§ EXERCISE
The lines to print start at the one containing "Write the seaborn" and end at the one containing "from matplotlib.transforms import"; print them exactly, ends included, and only them.

§ DATASET RECORDS
============
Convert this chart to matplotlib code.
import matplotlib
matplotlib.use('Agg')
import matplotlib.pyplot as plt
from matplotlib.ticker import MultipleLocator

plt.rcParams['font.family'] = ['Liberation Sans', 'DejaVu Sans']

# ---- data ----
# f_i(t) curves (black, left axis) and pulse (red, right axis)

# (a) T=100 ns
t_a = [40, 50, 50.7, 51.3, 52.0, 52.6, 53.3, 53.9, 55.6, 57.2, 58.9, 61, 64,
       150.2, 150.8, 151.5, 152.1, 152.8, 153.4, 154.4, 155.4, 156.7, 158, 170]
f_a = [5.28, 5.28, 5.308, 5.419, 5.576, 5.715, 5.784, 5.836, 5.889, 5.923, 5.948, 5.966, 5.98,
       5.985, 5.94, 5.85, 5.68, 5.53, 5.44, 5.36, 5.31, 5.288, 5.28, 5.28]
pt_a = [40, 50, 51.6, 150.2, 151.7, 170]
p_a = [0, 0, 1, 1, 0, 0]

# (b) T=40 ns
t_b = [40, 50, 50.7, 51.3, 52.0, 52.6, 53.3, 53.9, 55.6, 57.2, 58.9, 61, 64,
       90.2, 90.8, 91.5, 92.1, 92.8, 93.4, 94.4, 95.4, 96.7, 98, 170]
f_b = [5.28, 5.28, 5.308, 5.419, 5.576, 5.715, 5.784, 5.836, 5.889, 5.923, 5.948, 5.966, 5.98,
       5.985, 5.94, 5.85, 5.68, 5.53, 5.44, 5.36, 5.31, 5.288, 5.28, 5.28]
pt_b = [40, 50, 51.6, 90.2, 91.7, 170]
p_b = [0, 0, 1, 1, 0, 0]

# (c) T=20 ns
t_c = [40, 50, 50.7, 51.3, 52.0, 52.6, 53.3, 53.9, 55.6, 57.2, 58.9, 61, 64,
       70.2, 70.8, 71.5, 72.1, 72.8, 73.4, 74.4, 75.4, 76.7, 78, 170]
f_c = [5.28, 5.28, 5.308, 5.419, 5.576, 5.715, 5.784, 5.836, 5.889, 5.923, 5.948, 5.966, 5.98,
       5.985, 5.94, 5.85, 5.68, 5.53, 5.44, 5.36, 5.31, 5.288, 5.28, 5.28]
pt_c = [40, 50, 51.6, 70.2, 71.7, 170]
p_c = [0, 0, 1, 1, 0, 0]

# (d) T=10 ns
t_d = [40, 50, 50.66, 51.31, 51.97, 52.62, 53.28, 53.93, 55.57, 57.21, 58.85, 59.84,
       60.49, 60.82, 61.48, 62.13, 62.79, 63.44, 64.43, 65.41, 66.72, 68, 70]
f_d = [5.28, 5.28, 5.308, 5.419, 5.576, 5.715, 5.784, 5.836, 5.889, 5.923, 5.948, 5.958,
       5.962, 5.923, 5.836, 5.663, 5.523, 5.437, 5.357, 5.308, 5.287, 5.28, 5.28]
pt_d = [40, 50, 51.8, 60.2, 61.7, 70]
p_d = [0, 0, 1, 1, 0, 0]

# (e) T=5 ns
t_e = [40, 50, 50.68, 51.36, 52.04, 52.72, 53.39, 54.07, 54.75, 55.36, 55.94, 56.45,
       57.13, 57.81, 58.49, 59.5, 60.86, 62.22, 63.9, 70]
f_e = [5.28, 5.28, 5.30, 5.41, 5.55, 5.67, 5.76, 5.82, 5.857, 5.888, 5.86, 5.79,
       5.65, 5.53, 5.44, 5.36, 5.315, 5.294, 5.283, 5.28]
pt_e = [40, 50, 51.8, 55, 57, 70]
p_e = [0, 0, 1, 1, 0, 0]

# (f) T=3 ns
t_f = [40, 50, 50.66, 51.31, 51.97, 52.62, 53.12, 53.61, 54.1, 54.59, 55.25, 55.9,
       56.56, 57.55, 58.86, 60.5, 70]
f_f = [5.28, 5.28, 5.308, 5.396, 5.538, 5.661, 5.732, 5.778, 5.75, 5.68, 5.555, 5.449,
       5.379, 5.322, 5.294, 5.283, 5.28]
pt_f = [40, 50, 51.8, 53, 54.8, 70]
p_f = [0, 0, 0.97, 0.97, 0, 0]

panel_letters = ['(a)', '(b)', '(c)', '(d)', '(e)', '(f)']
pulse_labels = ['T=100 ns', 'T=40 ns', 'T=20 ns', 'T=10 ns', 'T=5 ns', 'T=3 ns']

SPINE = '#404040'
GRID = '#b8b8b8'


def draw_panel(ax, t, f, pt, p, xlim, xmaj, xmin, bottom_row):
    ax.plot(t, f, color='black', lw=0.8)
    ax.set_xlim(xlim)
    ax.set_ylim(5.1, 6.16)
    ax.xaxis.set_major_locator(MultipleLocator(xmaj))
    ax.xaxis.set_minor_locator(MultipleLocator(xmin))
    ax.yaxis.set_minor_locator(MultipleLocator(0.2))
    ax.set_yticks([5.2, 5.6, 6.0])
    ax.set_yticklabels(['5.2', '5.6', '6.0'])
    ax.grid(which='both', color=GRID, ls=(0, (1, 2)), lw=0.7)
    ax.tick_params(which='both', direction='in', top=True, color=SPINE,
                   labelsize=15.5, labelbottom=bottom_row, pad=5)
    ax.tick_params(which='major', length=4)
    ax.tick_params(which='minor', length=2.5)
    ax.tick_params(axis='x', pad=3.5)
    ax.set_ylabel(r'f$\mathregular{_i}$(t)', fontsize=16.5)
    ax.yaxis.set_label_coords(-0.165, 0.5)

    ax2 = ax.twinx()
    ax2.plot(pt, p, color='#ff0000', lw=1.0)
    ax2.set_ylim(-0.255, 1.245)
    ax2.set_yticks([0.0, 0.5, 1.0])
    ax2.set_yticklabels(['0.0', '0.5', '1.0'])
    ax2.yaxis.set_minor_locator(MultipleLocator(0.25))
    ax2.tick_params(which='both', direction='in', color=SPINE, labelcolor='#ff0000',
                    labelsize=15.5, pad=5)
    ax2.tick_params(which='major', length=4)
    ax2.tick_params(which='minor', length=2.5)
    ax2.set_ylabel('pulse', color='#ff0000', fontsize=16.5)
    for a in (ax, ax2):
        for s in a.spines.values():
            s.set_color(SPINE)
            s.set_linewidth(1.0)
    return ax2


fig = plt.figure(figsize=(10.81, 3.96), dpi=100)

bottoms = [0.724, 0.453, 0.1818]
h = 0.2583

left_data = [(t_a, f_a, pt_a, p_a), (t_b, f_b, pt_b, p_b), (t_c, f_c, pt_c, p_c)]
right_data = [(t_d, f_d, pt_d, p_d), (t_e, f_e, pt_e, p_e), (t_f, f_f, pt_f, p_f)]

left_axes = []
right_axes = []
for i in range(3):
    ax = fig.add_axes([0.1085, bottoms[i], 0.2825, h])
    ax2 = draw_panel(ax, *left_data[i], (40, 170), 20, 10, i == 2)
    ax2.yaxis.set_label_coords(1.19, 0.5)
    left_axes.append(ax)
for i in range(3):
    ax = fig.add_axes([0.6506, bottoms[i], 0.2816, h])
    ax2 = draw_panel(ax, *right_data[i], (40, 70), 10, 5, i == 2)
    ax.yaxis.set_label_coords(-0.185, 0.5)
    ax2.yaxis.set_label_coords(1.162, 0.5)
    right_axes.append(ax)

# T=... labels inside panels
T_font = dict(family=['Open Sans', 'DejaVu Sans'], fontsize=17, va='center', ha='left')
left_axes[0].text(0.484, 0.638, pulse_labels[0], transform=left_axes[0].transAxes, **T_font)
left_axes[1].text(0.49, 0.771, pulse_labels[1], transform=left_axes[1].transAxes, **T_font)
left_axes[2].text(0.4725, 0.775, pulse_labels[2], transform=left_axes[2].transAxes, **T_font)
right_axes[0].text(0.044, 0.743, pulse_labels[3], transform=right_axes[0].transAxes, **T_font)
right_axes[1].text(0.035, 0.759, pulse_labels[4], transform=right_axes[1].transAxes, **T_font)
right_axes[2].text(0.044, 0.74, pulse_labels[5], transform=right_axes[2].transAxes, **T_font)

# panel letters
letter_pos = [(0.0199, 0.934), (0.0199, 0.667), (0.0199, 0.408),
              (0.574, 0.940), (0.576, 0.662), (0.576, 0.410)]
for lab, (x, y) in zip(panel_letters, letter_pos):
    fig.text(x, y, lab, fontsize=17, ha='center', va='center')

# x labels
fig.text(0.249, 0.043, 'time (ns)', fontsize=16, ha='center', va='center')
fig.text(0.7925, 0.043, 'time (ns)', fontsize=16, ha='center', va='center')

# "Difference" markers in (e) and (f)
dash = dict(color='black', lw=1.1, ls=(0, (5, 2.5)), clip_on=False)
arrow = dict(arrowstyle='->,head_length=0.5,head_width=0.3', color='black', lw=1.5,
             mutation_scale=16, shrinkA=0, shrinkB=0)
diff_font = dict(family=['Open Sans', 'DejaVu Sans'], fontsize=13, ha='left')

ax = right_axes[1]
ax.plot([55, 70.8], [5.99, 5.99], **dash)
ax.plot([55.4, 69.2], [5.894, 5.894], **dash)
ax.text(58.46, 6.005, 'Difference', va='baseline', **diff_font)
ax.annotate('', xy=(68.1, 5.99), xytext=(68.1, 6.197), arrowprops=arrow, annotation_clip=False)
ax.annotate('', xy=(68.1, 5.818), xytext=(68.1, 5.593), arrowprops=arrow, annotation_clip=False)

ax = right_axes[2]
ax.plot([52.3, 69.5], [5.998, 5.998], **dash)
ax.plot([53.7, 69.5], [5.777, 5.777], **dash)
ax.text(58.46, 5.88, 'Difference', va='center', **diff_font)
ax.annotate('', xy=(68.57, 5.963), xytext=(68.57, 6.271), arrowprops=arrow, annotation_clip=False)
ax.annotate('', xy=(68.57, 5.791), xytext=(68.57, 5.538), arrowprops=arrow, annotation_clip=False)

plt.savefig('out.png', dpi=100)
============
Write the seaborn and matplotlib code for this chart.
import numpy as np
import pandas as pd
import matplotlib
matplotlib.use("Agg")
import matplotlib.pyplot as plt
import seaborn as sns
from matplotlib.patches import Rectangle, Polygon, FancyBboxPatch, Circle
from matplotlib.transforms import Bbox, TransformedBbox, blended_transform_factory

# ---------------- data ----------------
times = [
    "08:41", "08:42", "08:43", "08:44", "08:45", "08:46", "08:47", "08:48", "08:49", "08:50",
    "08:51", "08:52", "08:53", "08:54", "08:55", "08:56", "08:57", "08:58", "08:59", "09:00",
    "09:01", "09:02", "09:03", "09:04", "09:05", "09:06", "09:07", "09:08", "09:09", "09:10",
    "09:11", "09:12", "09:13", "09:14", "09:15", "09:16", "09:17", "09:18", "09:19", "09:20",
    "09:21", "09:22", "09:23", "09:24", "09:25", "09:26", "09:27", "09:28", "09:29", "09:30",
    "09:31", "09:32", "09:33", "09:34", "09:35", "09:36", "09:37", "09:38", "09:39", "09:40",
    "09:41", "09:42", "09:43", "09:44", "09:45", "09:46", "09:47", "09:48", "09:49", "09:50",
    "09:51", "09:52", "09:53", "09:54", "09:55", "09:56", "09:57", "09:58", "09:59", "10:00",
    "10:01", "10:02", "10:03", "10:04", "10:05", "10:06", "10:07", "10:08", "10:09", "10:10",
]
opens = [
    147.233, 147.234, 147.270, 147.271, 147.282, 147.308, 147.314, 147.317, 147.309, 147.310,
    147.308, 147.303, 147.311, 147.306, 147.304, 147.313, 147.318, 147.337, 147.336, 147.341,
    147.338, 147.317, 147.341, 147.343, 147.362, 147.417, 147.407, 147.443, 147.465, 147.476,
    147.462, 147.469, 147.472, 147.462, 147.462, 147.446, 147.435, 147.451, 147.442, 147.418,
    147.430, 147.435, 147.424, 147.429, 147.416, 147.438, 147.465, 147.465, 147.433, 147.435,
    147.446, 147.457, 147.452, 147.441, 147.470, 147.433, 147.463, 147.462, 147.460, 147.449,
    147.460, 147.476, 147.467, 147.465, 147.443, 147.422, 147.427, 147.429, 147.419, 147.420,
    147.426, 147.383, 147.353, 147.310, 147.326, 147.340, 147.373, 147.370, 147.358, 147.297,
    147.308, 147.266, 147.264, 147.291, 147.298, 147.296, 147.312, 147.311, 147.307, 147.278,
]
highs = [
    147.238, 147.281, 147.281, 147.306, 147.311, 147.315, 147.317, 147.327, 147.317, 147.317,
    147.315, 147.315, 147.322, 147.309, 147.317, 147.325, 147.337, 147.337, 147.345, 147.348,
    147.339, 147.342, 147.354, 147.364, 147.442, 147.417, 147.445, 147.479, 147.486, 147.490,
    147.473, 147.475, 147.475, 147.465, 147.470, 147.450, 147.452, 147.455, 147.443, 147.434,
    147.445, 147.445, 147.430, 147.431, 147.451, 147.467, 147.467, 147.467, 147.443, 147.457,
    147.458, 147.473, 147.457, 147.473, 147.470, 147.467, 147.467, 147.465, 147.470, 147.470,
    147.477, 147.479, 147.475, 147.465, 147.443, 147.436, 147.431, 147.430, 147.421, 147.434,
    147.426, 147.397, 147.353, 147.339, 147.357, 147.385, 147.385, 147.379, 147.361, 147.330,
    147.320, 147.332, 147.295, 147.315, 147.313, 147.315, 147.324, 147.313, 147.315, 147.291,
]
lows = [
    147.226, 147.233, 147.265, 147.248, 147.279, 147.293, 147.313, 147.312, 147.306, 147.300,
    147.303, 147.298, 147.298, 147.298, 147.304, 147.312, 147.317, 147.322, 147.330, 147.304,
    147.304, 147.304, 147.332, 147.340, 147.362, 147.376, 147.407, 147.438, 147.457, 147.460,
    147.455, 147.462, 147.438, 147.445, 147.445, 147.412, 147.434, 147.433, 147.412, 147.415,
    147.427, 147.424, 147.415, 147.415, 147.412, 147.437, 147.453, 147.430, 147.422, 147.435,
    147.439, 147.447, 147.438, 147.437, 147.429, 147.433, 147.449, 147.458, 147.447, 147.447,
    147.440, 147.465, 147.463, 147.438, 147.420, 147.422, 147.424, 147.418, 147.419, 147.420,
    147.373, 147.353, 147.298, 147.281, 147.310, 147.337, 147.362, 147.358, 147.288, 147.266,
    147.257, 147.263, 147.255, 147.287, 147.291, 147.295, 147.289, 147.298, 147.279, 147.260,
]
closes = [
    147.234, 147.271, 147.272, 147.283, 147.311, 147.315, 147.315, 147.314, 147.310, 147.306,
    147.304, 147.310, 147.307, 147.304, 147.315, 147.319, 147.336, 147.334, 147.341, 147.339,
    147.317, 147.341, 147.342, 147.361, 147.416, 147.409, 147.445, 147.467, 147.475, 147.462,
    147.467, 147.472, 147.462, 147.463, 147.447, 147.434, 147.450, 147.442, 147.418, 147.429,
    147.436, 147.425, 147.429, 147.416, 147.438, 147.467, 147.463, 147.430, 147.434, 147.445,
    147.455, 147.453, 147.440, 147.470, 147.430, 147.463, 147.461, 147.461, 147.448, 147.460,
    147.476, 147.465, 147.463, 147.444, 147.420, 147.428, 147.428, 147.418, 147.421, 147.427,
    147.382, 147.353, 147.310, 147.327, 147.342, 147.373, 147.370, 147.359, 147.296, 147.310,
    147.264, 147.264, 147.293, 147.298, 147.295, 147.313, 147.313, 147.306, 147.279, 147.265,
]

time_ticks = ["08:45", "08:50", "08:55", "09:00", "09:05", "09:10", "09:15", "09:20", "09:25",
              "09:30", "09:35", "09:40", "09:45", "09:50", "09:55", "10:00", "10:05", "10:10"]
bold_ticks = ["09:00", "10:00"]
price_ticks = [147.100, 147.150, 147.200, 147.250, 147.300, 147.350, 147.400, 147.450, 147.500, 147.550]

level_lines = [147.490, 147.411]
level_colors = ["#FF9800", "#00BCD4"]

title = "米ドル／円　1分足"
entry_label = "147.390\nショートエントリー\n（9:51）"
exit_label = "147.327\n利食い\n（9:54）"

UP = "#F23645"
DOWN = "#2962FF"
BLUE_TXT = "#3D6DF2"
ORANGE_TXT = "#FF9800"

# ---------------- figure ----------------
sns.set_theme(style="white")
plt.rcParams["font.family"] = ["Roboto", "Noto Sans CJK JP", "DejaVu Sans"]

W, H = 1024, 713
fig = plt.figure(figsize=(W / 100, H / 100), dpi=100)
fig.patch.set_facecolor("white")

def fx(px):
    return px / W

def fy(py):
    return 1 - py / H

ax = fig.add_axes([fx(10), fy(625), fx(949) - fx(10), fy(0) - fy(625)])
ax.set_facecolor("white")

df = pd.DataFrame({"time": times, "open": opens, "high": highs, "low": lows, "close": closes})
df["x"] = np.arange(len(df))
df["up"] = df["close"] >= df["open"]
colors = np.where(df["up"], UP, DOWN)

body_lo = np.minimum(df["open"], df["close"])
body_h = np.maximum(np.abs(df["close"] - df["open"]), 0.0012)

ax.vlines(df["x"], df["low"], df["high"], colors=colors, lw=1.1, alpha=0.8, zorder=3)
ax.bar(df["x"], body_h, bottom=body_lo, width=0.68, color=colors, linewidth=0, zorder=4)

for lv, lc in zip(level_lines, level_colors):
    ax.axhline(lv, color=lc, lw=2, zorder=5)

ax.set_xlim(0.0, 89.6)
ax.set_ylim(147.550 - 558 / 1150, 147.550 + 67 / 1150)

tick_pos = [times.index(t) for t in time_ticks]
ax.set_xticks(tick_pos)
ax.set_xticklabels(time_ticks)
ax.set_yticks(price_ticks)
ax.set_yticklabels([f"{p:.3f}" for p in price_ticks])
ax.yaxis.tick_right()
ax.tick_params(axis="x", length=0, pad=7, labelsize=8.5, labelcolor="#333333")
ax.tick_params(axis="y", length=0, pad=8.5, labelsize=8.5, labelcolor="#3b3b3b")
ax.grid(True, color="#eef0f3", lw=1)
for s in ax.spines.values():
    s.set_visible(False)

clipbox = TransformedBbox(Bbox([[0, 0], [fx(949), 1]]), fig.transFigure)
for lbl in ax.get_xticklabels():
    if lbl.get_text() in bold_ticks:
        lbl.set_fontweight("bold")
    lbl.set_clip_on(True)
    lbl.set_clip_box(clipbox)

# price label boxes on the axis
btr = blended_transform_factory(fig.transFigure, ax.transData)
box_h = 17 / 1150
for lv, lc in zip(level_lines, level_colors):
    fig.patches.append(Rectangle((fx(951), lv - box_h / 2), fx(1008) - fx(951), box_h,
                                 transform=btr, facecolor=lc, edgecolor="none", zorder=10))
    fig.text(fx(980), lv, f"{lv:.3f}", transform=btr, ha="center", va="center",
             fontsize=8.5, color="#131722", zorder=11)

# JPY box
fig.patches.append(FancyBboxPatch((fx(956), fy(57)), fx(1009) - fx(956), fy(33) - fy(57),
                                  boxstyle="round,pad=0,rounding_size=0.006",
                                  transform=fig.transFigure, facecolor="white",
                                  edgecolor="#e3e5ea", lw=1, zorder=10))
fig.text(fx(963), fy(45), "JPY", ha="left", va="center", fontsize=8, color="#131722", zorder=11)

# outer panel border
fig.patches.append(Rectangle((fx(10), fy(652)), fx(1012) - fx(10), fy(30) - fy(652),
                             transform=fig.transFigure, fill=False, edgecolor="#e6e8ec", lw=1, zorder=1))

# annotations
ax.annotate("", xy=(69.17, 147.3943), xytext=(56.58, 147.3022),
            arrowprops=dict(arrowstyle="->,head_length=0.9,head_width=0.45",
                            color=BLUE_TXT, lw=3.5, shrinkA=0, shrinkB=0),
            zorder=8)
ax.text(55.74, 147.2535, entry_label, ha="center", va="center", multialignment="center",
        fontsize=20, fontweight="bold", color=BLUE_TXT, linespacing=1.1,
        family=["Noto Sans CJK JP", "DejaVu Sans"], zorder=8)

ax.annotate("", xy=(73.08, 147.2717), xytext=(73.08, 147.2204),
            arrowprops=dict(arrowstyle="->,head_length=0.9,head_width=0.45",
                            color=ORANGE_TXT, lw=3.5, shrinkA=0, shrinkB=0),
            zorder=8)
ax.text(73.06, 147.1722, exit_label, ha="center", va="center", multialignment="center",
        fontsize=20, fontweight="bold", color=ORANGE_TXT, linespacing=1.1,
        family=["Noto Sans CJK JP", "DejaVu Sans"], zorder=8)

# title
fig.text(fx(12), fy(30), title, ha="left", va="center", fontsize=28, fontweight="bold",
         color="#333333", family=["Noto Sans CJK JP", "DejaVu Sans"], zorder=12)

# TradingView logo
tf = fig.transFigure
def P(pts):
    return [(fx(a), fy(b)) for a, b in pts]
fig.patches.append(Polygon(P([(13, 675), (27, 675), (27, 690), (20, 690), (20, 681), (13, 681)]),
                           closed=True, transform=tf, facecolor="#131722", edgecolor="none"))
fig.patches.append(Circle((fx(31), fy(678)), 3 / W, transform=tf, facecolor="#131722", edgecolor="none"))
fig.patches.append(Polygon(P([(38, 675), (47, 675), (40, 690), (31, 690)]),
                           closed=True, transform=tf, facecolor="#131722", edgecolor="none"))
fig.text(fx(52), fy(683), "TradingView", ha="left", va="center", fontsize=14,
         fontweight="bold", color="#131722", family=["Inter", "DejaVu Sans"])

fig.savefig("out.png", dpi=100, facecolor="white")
============
§ WORKED SOLUTION
Write the seaborn and matplotlib code for this chart.
import numpy as np
import pandas as pd
import matplotlib
matplotlib.use("Agg")
import matplotlib.pyplot as plt
import seaborn as sns
from matplotlib.patches import Rectangle, Polygon, FancyBboxPatch, Circle
from matplotlib.transforms import Bbox, TransformedBbox, blended_transform_factory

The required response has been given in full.